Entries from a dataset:
----
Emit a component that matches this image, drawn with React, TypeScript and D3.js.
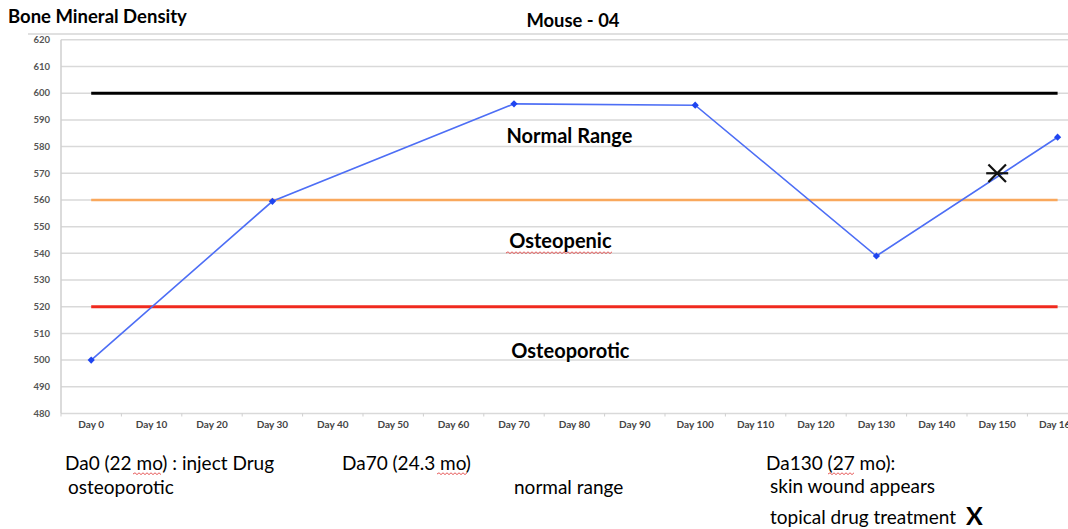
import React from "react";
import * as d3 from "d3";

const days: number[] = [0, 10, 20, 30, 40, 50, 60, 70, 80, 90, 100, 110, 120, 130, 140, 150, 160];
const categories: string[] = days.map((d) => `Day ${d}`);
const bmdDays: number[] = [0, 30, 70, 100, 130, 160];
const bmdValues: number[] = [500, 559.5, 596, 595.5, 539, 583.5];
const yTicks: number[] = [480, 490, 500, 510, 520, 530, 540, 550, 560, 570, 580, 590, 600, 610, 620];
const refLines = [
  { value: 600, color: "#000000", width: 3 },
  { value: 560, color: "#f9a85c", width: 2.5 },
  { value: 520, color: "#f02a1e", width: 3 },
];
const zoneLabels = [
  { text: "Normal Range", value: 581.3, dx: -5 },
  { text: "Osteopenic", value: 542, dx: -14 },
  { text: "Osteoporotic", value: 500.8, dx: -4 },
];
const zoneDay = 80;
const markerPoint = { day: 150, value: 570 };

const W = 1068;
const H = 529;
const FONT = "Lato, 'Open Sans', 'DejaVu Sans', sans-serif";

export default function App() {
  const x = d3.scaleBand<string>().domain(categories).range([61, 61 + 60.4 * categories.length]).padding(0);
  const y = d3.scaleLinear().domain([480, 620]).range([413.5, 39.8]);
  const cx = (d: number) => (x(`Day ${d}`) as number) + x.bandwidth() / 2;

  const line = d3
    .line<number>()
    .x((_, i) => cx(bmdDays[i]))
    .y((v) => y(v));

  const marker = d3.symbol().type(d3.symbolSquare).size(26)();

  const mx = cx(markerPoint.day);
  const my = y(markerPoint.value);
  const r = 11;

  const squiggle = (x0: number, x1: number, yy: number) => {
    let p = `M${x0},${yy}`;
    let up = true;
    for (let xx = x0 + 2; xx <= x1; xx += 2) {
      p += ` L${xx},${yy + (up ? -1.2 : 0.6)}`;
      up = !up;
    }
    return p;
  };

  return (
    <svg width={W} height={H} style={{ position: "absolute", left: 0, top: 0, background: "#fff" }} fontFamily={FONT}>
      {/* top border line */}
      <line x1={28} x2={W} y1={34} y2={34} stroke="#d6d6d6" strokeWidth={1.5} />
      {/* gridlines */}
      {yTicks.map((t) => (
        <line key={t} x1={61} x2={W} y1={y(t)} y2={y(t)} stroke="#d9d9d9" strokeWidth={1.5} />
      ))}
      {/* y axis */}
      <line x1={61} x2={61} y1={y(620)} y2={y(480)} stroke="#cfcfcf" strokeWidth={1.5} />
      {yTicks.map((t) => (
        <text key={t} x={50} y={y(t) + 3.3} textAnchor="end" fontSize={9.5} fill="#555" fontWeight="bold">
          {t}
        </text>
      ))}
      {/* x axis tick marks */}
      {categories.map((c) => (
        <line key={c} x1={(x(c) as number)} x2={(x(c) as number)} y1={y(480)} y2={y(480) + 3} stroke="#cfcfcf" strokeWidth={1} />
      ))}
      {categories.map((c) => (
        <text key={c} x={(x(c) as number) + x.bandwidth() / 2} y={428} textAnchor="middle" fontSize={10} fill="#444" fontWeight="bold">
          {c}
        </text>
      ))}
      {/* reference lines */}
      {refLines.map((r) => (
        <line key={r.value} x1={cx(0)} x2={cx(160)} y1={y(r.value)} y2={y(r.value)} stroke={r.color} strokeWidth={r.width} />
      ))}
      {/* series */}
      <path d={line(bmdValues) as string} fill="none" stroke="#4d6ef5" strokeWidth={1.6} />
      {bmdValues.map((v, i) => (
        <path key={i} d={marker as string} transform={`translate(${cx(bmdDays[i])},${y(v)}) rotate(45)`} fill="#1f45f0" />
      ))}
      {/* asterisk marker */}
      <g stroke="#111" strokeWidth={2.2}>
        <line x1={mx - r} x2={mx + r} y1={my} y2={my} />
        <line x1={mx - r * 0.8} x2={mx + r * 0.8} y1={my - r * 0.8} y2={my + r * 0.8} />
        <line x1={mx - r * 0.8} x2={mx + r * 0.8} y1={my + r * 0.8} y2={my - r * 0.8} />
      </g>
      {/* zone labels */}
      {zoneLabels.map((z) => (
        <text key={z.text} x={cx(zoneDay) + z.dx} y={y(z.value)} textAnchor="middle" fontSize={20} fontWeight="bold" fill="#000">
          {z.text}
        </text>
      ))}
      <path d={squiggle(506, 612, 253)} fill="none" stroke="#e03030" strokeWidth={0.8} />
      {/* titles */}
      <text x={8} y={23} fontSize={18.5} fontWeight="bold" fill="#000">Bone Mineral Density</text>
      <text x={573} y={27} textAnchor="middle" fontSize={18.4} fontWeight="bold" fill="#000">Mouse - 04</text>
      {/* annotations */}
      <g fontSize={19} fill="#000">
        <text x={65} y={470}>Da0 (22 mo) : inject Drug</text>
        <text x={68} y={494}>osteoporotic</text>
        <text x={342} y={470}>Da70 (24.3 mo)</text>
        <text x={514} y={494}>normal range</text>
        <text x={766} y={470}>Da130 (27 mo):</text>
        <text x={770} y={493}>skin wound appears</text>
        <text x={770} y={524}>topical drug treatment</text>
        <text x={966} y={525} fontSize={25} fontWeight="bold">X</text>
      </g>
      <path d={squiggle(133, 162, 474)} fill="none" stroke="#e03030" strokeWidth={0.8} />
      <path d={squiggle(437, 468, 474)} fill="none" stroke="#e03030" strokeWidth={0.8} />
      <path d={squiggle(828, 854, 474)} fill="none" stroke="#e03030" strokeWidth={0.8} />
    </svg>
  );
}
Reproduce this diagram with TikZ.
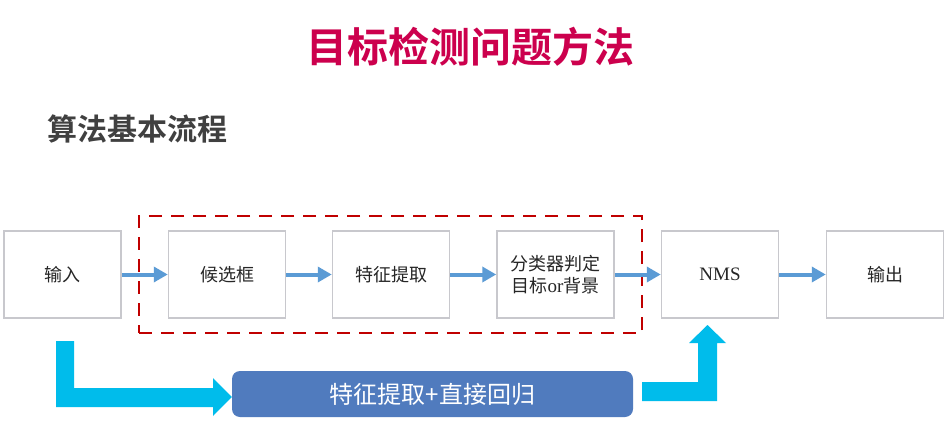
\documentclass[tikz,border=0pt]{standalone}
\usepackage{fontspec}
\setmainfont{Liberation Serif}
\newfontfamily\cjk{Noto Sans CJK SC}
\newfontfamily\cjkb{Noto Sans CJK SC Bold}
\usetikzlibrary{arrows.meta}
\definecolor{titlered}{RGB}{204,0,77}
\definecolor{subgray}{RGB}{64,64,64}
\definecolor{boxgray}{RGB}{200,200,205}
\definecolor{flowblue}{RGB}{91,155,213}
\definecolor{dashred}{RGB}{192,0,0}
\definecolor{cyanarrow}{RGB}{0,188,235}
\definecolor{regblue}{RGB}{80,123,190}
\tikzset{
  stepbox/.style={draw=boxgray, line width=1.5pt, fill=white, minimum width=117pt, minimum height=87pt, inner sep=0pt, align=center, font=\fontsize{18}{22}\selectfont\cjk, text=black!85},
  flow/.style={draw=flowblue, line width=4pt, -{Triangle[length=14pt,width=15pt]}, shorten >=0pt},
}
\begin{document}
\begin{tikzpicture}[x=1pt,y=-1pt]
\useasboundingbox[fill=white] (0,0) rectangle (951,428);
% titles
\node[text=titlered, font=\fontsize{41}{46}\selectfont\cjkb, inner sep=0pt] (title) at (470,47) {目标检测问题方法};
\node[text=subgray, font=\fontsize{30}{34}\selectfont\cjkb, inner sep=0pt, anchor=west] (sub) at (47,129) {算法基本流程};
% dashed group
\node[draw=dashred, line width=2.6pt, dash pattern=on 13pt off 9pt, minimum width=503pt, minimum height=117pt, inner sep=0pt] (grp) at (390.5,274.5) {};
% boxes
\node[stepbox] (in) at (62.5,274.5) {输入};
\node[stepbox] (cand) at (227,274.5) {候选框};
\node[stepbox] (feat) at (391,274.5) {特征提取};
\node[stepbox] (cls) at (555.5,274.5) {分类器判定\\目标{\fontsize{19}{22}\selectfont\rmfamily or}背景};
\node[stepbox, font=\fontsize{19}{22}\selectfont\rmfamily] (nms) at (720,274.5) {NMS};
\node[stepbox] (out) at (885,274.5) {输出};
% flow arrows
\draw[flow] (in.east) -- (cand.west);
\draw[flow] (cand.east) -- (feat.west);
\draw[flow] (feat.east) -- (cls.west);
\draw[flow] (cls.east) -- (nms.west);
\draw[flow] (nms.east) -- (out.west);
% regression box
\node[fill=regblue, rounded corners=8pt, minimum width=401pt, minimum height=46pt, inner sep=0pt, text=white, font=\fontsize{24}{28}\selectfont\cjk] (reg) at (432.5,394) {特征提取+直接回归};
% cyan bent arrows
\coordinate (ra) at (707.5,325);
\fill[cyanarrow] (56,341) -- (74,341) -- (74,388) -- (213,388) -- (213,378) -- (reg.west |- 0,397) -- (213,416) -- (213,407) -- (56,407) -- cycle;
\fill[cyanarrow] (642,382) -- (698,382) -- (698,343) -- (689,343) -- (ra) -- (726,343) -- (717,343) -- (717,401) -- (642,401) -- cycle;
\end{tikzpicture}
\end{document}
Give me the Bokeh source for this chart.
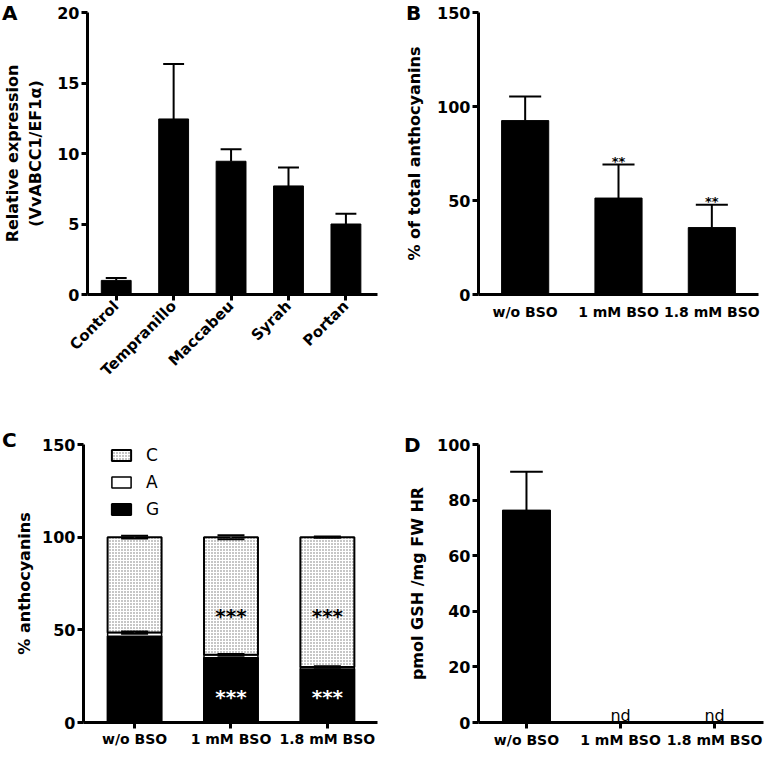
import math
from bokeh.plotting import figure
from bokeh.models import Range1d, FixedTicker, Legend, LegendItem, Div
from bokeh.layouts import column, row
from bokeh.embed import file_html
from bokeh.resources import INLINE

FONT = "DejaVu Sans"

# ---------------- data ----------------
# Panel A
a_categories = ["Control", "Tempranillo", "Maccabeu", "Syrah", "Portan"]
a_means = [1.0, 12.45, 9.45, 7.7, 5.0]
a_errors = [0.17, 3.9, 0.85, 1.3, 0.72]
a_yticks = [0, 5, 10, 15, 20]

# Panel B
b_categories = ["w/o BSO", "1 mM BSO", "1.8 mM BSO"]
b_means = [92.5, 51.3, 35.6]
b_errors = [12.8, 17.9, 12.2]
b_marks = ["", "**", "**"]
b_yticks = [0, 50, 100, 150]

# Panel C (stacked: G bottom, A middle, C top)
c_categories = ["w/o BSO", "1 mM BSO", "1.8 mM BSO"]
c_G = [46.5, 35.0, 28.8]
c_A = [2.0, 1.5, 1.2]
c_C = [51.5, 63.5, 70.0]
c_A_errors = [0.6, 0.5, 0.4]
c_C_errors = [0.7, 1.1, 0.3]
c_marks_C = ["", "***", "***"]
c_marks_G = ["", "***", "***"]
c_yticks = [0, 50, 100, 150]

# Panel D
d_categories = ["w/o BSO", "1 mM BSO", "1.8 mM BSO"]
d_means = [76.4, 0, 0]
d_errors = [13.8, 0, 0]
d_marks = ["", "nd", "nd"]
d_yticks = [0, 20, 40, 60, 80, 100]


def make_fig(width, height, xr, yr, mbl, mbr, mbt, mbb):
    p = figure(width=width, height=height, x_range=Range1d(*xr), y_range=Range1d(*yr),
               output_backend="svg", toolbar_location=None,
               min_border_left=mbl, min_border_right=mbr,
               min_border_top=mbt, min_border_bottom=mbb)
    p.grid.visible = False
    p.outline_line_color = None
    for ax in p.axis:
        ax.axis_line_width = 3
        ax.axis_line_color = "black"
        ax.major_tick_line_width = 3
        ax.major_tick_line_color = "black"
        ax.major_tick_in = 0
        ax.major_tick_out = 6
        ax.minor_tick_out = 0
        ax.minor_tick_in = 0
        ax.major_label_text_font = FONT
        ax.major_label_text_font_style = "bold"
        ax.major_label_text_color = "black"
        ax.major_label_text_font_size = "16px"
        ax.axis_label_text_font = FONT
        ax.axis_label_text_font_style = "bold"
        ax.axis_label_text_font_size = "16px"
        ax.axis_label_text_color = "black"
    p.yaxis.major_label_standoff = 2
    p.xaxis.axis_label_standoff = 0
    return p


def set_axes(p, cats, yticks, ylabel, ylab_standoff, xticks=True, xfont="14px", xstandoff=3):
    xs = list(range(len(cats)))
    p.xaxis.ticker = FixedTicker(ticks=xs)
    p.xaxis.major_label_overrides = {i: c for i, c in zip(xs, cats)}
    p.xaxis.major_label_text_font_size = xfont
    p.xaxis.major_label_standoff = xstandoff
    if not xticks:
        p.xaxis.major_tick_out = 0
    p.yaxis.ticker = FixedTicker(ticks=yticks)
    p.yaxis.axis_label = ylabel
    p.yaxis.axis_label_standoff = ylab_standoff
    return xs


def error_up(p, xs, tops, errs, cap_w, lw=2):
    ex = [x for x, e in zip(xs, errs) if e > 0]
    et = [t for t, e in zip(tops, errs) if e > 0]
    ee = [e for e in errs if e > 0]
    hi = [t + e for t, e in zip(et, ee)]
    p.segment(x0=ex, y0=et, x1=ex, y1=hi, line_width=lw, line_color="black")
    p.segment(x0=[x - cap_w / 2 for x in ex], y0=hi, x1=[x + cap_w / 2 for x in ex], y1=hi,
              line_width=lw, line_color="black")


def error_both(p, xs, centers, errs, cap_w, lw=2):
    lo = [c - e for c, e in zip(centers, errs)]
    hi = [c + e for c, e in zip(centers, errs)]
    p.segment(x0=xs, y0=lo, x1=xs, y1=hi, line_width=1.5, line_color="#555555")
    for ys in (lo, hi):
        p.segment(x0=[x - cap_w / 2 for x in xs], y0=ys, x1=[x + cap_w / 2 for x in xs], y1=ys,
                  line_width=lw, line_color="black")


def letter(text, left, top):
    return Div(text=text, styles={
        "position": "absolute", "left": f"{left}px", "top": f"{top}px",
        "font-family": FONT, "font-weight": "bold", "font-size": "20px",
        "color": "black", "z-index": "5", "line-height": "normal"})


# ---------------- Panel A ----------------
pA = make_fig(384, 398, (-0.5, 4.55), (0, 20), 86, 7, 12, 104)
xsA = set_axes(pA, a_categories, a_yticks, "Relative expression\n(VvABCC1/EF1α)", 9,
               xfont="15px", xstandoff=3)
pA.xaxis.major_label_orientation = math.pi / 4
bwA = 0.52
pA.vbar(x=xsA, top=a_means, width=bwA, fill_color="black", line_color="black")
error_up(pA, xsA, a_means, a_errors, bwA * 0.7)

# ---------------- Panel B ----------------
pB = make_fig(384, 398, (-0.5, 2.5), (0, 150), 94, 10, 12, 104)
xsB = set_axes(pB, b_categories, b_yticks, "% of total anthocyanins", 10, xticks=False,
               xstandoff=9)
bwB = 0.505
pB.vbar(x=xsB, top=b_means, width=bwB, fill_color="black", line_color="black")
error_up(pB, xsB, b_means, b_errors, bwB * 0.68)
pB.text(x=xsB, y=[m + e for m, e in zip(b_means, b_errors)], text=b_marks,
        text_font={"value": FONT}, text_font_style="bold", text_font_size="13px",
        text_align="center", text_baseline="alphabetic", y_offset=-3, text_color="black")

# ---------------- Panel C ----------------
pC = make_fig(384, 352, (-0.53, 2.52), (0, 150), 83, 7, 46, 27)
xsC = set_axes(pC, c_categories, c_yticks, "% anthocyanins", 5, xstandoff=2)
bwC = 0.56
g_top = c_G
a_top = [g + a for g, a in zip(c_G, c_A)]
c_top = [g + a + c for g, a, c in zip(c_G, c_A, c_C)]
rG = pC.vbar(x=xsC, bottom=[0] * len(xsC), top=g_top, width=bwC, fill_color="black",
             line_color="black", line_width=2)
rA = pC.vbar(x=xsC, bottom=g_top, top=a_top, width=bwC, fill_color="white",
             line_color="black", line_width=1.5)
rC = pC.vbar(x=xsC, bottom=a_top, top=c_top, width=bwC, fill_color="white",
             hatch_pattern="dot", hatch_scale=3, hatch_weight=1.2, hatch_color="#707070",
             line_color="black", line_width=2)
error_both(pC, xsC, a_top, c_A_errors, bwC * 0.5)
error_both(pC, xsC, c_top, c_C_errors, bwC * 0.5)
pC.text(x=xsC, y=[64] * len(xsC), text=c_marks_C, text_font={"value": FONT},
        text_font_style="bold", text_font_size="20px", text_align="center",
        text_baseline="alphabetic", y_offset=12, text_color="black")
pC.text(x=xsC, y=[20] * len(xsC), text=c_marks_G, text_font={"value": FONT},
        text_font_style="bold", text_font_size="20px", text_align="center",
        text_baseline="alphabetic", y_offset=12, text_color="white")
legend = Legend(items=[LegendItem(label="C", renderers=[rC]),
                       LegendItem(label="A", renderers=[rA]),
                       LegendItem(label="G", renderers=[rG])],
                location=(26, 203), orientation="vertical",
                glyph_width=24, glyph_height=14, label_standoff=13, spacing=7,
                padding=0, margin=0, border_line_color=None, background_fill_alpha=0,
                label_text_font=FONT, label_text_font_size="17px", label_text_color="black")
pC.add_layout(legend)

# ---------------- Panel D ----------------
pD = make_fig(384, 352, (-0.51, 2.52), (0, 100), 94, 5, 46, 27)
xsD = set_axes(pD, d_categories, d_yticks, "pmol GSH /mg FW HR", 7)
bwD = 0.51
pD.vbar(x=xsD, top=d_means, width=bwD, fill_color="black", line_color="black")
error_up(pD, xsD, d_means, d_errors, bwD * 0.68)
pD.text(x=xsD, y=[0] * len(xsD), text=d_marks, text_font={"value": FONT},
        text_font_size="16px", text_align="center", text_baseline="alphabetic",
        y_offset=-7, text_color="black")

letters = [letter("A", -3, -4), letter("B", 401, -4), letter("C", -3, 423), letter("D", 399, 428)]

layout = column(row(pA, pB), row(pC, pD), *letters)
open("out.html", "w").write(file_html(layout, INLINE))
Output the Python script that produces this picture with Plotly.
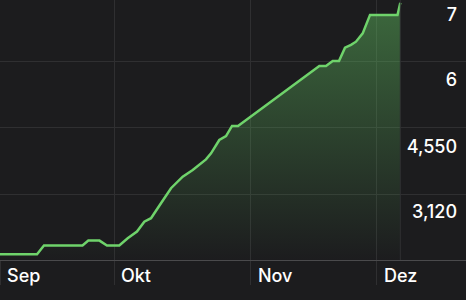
----
AIM OF THE EXERCISE -
Repeat, with no pictures, each line from the beginning of the data through the line containing "import * as", inclusive.

RESULT OF THE EXERCISE -
Emit a component that matches this image, drawn with React, TypeScript and D3.js.
import React from "react";
import * as d3 from "d3";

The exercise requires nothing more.